Lime and Coconut Cupcakes filled with Key Lime curd and topped with Hibiscus frosting

Lime and Coconut Cupcakes filled with Key Lime curd and topped with Hibiscus frosting


I’m really drawn towards natural pink colors lately, especially the color that comes from soaking dried hibiscus flowers in water. This is how Agua de Jamaica is made, if you’ve ever sipped on that at a Mexican restaurant.

I had an amazing weekend which included a trip to the Rosewood Miramar Resort in Montecito. We picked up a drink at one of the bars and sat overlooking the ocean. I ordered a mezcal and hibiscus cocktail that came garnished with a candied hibiscus flower.

These cupcakes are honestly so good. The cupcake trend blew up some years ago and now it seems difficult to find a die hard cupcake fan in my neck of the woods. But these cupcakes are something else. The cake itself is not dry or flavorless, but quite the opposite. The key lime curd surprise on the inside is tart and that lovely pink swoop of frosting on the top is the sweet counterpart to the tart lime curd.

Cupcakes adapted from here (makes 10 cupcakes)

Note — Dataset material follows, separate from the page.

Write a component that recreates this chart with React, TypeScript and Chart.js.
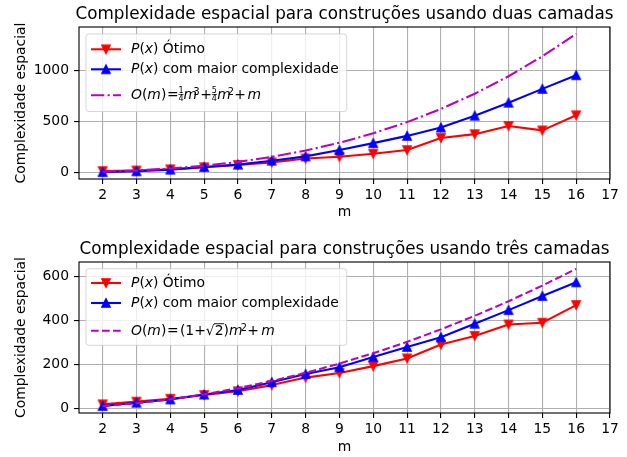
import React, { useEffect, useRef } from 'react';
import { Chart, registerables } from 'chart.js';

Chart.register(...registerables);

// ---------- data ----------
const mValues = [2, 3, 4, 5, 6, 7, 8, 9, 10, 11, 12, 13, 14, 15, 16];
const xTickValues = [2, 3, 4, 5, 6, 7, 8, 9, 10, 11, 12, 13, 14, 15, 16, 17];

// duas camadas
const duasOtimo = [15, 20, 32, 52, 75, 100, 138, 155, 185, 221, 340, 377, 457, 414, 562];
const duasMaior = [5, 13, 29, 55, 78, 117, 159, 221, 289, 360, 442, 558, 685, 821, 955];
const duasO = [9, 21, 40, 67.5, 105, 154, 216, 292.5, 385, 495, 624, 773.5, 945, 1140, 1360];
const duasYTicks = [0, 500, 1000];

// três camadas
const tresOtimo = [20, 32, 45, 62, 79, 107, 141, 162, 193, 228, 291, 330, 382, 390, 470];
const tresMaior = [12, 27, 42, 64, 85, 120, 157, 188, 234, 280, 324, 385, 447, 511, 573];
const tresO = [11.66, 24.73, 42.63, 65.36, 92.91, 125.3, 162.51, 204.55, 251.42, 303.12, 359.65, 421.0, 487.19, 558.2, 634.04];
const tresYTicks = [0, 200, 400, 600];

const tituloDuas = 'Complexidade espacial para construções usando duas camadas';
const tituloTres = 'Complexidade espacial para construções usando três camadas';
const yTitulo = 'Complexidade espacial';
const xTitulo = 'm';

type Seg =
  | { t: string; it?: boolean; sup?: boolean; k?: number }
  | { frac: [string, string]; k?: number }
  | { sqrt: string; k?: number };

const legOtimo: Seg[] = [{ t: 'P', it: true }, { t: '(' }, { t: 'x', it: true }, { t: ')' }, { t: ' Ótimo' }];
const legMaior: Seg[] = [{ t: 'P', it: true }, { t: '(' }, { t: 'x', it: true }, { t: ')' }, { t: ' com maior complexidade' }];
const legODuas: Seg[] = [
  { t: 'O', it: true }, { t: '(' }, { t: 'm', it: true }, { t: ')', k: 0.8 }, { t: '=', k: -0.3 },
  { frac: ['1', '4'] }, { t: 'm', it: true, k: -3.5 }, { t: '3', sup: true, k: 0.5 }, { t: '+' },
  { frac: ['5', '4'], k: 0.2 }, { t: 'm', it: true, k: -3 }, { t: '2', sup: true, k: 0.5 }, { t: '+', k: 1.4 },
  { t: 'm', it: true },
];
const legOTres: Seg[] = [
  { t: 'O', it: true }, { t: '(' }, { t: 'm', it: true }, { t: ')', k: 0.8 }, { t: '=', k: 1.2 },
  { t: '(' }, { t: '1' }, { t: '+' }, { sqrt: '2' }, { t: ')' }, { t: 'm', it: true, k: -1.7 },
  { t: '2', sup: true, k: 0.2 }, { t: '+', k: 2.5 }, { t: 'm', it: true },
];

// ---------- styling ----------
const FONT = "'DejaVu Sans', sans-serif";
const FS = 13.9;
const RED = '#ff0000';
const BLUE = '#0000ff';
const MAG = '#bf00bf';

function makeTri(color: string, down: boolean) {
  const c = document.createElement('canvas');
  c.width = 14;
  c.height = 14;
  const g = c.getContext('2d')!;
  const h = 4.15;
  const cx = 7;
  const cy = 7;
  g.beginPath();
  if (down) {
    g.moveTo(cx, cy + h);
    g.lineTo(cx - h, cy - h);
    g.lineTo(cx + h, cy - h);
  } else {
    g.moveTo(cx, cy - h);
    g.lineTo(cx - h, cy + h);
    g.lineTo(cx + h, cy + h);
  }
  g.closePath();
  g.fillStyle = color;
  g.fill();
  g.strokeStyle = color;
  g.lineWidth = 1.39;
  g.lineJoin = 'miter';
  g.stroke();
  return c;
}

function drawRich(ctx: CanvasRenderingContext2D, segs: Seg[], x0: number, base: number) {
  let x = x0;
  ctx.textBaseline = 'alphabetic';
  ctx.textAlign = 'left';
  for (const s of segs) {
    if ('frac' in s) {
      ctx.font = `8px ${FONT}`;
      const w = Math.max(ctx.measureText(s.frac[0]).width, ctx.measureText(s.frac[1]).width);
      const bar = base - 4.8;
      ctx.fillRect(x, bar - 0.35, w, 0.7);
      ctx.textAlign = 'center';
      ctx.fillText(s.frac[0], x + w / 2, bar - 1.1);
      ctx.fillText(s.frac[1], x + w / 2, bar + 6.4);
      ctx.textAlign = 'left';
      x += w + (s.k || 0);
    } else if ('sqrt' in s) {
      ctx.font = `${FS}px ${FONT}`;
      const m = ctx.measureText('√');
      ctx.fillText('√', x, base);
      const wr = ctx.measureText(s.sqrt).width;
      ctx.fillText(s.sqrt, x + m.width, base);
      const top = base - m.actualBoundingBoxAscent;
      const x1 = x + m.actualBoundingBoxRight - 0.8;
      ctx.fillRect(x1, top, x + m.width + wr + 0.5 - x1, 0.9);
      x += m.width + wr + (s.k || 0);
    } else {
      const size = s.sup ? 9.7 : FS;
      ctx.font = `${s.it ? 'italic ' : ''}${size}px ${FONT}`;
      ctx.fillText(s.t, x, base - (s.sup ? 4.4 : 0));
      x += ctx.measureText(s.t).width + (s.k || 0);
    }
  }
}

type Spec = {
  title: string;
  otimo: number[];
  maior: number[];
  oCurve: number[];
  oLegend: Seg[];
  dash: number[];
  yMin: number;
  yMax: number;
  yTicks: number[];
  xAxisHeight: number;
  xTitlePadBottom: number;
  legend: { top: number; h: number; rows: number[]; base: number[] };
};

function buildChart(canvas: HTMLCanvasElement, spec: Spec) {
  const triDown = makeTri(RED, true);
  const triUp = makeTri(BLUE, false);
  const deco = {
    id: 'deco',
    afterDatasetsDraw(chart: any) {
      const ctx: CanvasRenderingContext2D = chart.ctx;
      const a = chart.chartArea;
      ctx.save();
      ctx.strokeStyle = '#000';
      ctx.lineWidth = 1.11;
      ctx.strokeRect(a.left, a.top, a.right - a.left, a.bottom - a.top);
      // title
      ctx.fillStyle = '#000';
      ctx.font = `16.8px ${FONT}`;
      ctx.textAlign = 'center';
      ctx.textBaseline = 'alphabetic';
      ctx.fillText(spec.title, (a.left + a.right) / 2, a.top - 8.3);
      // legend
      const L = spec.legend;
      const bx = a.left + 7;
      const by = a.top + L.top;
      ctx.beginPath();
      ctx.roundRect(bx, by, 260.7, L.h, 2.8);
      ctx.fillStyle = 'rgba(255,255,255,0.8)';
      ctx.fill();
      ctx.strokeStyle = 'rgba(204,204,204,0.8)';
      ctx.lineWidth = 1;
      ctx.stroke();
      const handles = [
        { color: RED, img: triDown, dash: [] as number[], label: legOtimo },
        { color: BLUE, img: triUp, dash: [] as number[], label: legMaior },
        { color: MAG, img: null as any, dash: spec.dash, label: spec.oLegend },
      ];
      handles.forEach((hd, i) => {
        const y = a.top + L.rows[i];
        ctx.beginPath();
        ctx.setLineDash(hd.dash);
        ctx.strokeStyle = hd.color;
        ctx.lineWidth = 2.08;
        ctx.moveTo(bx + 5, y);
        ctx.lineTo(bx + 35, y);
        ctx.stroke();
        ctx.setLineDash([]);
        if (hd.img) ctx.drawImage(hd.img, bx + 20 - 7, y - 7);
        ctx.fillStyle = '#000';
        drawRich(ctx, hd.label, bx + 45, y + L.base[i]);
      });
      ctx.restore();
    },
  };

  const font = { family: FONT, size: FS };
  return new Chart(canvas, {
    type: 'line',
    data: {
      datasets: [
        {
          label: 'otimo',
          data: mValues.map((m, i) => ({ x: m, y: spec.otimo[i] })),
          borderColor: RED,
          backgroundColor: RED,
          borderWidth: 2.08,
          pointStyle: triDown as any,
          pointRadius: 5,
          pointHoverRadius: 5,
          tension: 0,
          borderJoinStyle: 'round',
          order: 2,
        },
        {
          label: 'maior',
          data: mValues.map((m, i) => ({ x: m, y: spec.maior[i] })),
          borderColor: BLUE,
          backgroundColor: BLUE,
          borderWidth: 2.08,
          pointStyle: triUp as any,
          pointRadius: 5,
          pointHoverRadius: 5,
          tension: 0,
          borderJoinStyle: 'round',
          order: 1,
        },
        {
          label: 'O',
          data: mValues.map((m, i) => ({ x: m, y: spec.oCurve[i] })),
          borderColor: MAG,
          backgroundColor: MAG,
          borderWidth: 2.08,
          borderDash: spec.dash,
          borderCapStyle: 'butt',
          pointRadius: 0,
          tension: 0,
          order: 0,
        },
      ],
    } as any,
    options: {
      responsive: false,
      animation: false,
      events: [],
      layout: { padding: { top: 27, right: 17, left: 0, bottom: 0 } },
      plugins: { legend: { display: false }, tooltip: { enabled: false }, title: { display: false } },
      scales: {
        x: {
          type: 'linear',
          min: 1.3,
          max: 17,
          afterBuildTicks: (s: any) => {
            s.ticks = xTickValues.map((v) => ({ value: v }));
          },
          afterFit: (s: any) => {
            s.height = spec.xAxisHeight;
          },
          ticks: { font, color: '#000', padding: 3, callback: (v: any) => String(v), maxRotation: 0, autoSkip: false },
          grid: { color: '#b0b0b0', lineWidth: 1.11, tickColor: '#000', tickLength: 5, tickWidth: 1.11 },
          border: { display: false },
          title: { display: true, text: xTitulo, font, color: '#000', padding: { top: 0, bottom: spec.xTitlePadBottom } },
        },
        y: {
          type: 'linear',
          min: spec.yMin,
          max: spec.yMax,
          afterBuildTicks: (s: any) => {
            s.ticks = spec.yTicks.map((v) => ({ value: v }));
          },
          afterFit: (s: any) => {
            s.width = 79;
          },
          ticks: { font, color: '#000', padding: 5, callback: (v: any) => String(v), autoSkip: false },
          grid: { color: '#b0b0b0', lineWidth: 1.11, tickColor: '#000', tickLength: 5, tickWidth: 1.11 },
          border: { display: false },
          title: { display: true, text: yTitulo, font, color: '#000', padding: { top: 12.9, bottom: 0 } },
        },
      },
    } as any,
    plugins: [deco],
  });
}

export default function App() {
  const ref1 = useRef<HTMLCanvasElement>(null);
  const ref2 = useRef<HTMLCanvasElement>(null);

  useEffect(() => {
    const c1 = buildChart(ref1.current!, {
      title: tituloDuas,
      otimo: duasOtimo,
      maior: duasMaior,
      oCurve: duasO,
      oLegend: legODuas,
      dash: [13.3, 3.3, 2.1, 3.3],
      yMin: -62.75,
      yMax: 1427.75,
      yTicks: duasYTicks,
      xAxisHeight: 49,
      xTitlePadBottom: 7.7,
      legend: { top: 7, h: 77.5, rows: [22.3, 42.3, 68.3], base: [3.5, 3.5, 4] },
    });
    const c2 = buildChart(ref2.current!, {
      title: tituloTres,
      otimo: tresOtimo,
      maior: tresMaior,
      oCurve: tresO,
      oLegend: legOTres,
      dash: [7.7, 3.3],
      yMin: -19.5,
      yMax: 665.2,
      yTicks: tresYTicks,
      xAxisHeight: 44,
      xTitlePadBottom: 1.7,
      legend: { top: 6.7, h: 76.6, rows: [21, 41, 68.7], base: [3.7, 3.7, 4.6] },
    });
    return () => {
      c1.destroy();
      c2.destroy();
    };
  }, []);

  return (
    <div style={{ position: 'absolute', left: 0, top: 0, width: 627, height: 457, background: '#fff' }}>
      <canvas ref={ref1} width={627} height={228} style={{ position: 'absolute', left: 0, top: 0, width: 627, height: 228 }} />
      <canvas ref={ref2} width={627} height={222} style={{ position: 'absolute', left: 0, top: 235, width: 627, height: 222 }} />
    </div>
  );
}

1 stick butter, room temperature

3/4 cup sugar

1 egg white + 1 egg

1 teaspoon vanilla

zest of one lime

1 cup flour

1 1/4 teaspoon baking powder

1/2 teaspoon salt

1/2 cup coconut milk

To make the cupcakes:

Preheat oven to 350 degrees and line a cupcake tin with 10 liners.

In a stand mixer fitted with paddle attachment, beat sugar and butter for 2 minutes until light and fluffy. Add vanilla and lime zest. Add egg and egg white and continue to beat for another 2 to 3 minutes until light and fluffy again.

Combine flour, baking powder, and salt in a separate medium sized bowl. Whisk to combine.

Add half of flour mixture to butter and sugar mixture and beat for ten seconds. Add half of coconut milk and beat for another ten seconds. Add rest of flour and coconut milk and mix until just combined (do not want to overbeat the batter).

Pour batter into cupcake tins and bake for about 20 minutes or until the cupcakes are lightly browned and bounce back when pressed in the center.

Key Lime Curd adapted from Cooks Illustrated

1/2 cup key lime juice

2 eggs + 3 yolks

3/4 cup sugar

pinch of salt

4 tablespoons butter, cut into chunks

To make the curd:

Combine lime juice and sugar and salt in a medium saucepan. Heat over medium low heat until sugar is dissolved.

In a separate medium sized bowl, beat together eggs and egg yolks.

Slowly whisk in the hot lime juice and sugar mixture into the eggs. You want to do this slowly so that you do not cook the eggs. Pour egg mixture and lime juice mixture back into the saucepan and continue to cook over medium low heat until curd begins to thicken and reaches 170 degrees. Remove from heat, add butter and stir till butter melts. Strain through a fine mesh sieve and store in air tight container in the fridge.

Hibiscus Frosting

1 stick butter, room temperature

4 to 6 cups powdered sugar

4 ounces cream cheese

1/4 cup coconut milk

1/4 cup hibiscus tea

1 teaspoon beet powder

For the frosting:

Beat butter until fluffy and add 3 to 4 cups of the powdered sugar and beat. Add cream cheese and coconut milk and beat till smooth

To make the hibiscus tea: Soak one cup of dried hibiscus leaves in boiling water for 10 minutes. You can find dried hibiscus leaves in the “Hispanic” section of grocery stores like Albertson’s.

Add cooled tea to the frosting and if you want the color more pink, add the extra beet powder. Use immediately to frost cooled cupcakes.

To Assemble the cupcakes:

When cupcakes are cool, use a butter knife to cut out a small hole from the center of each cupcake. Use a spoon to spoon the cooled curd into the centers. Top with frosting and garnish with toasted coconut.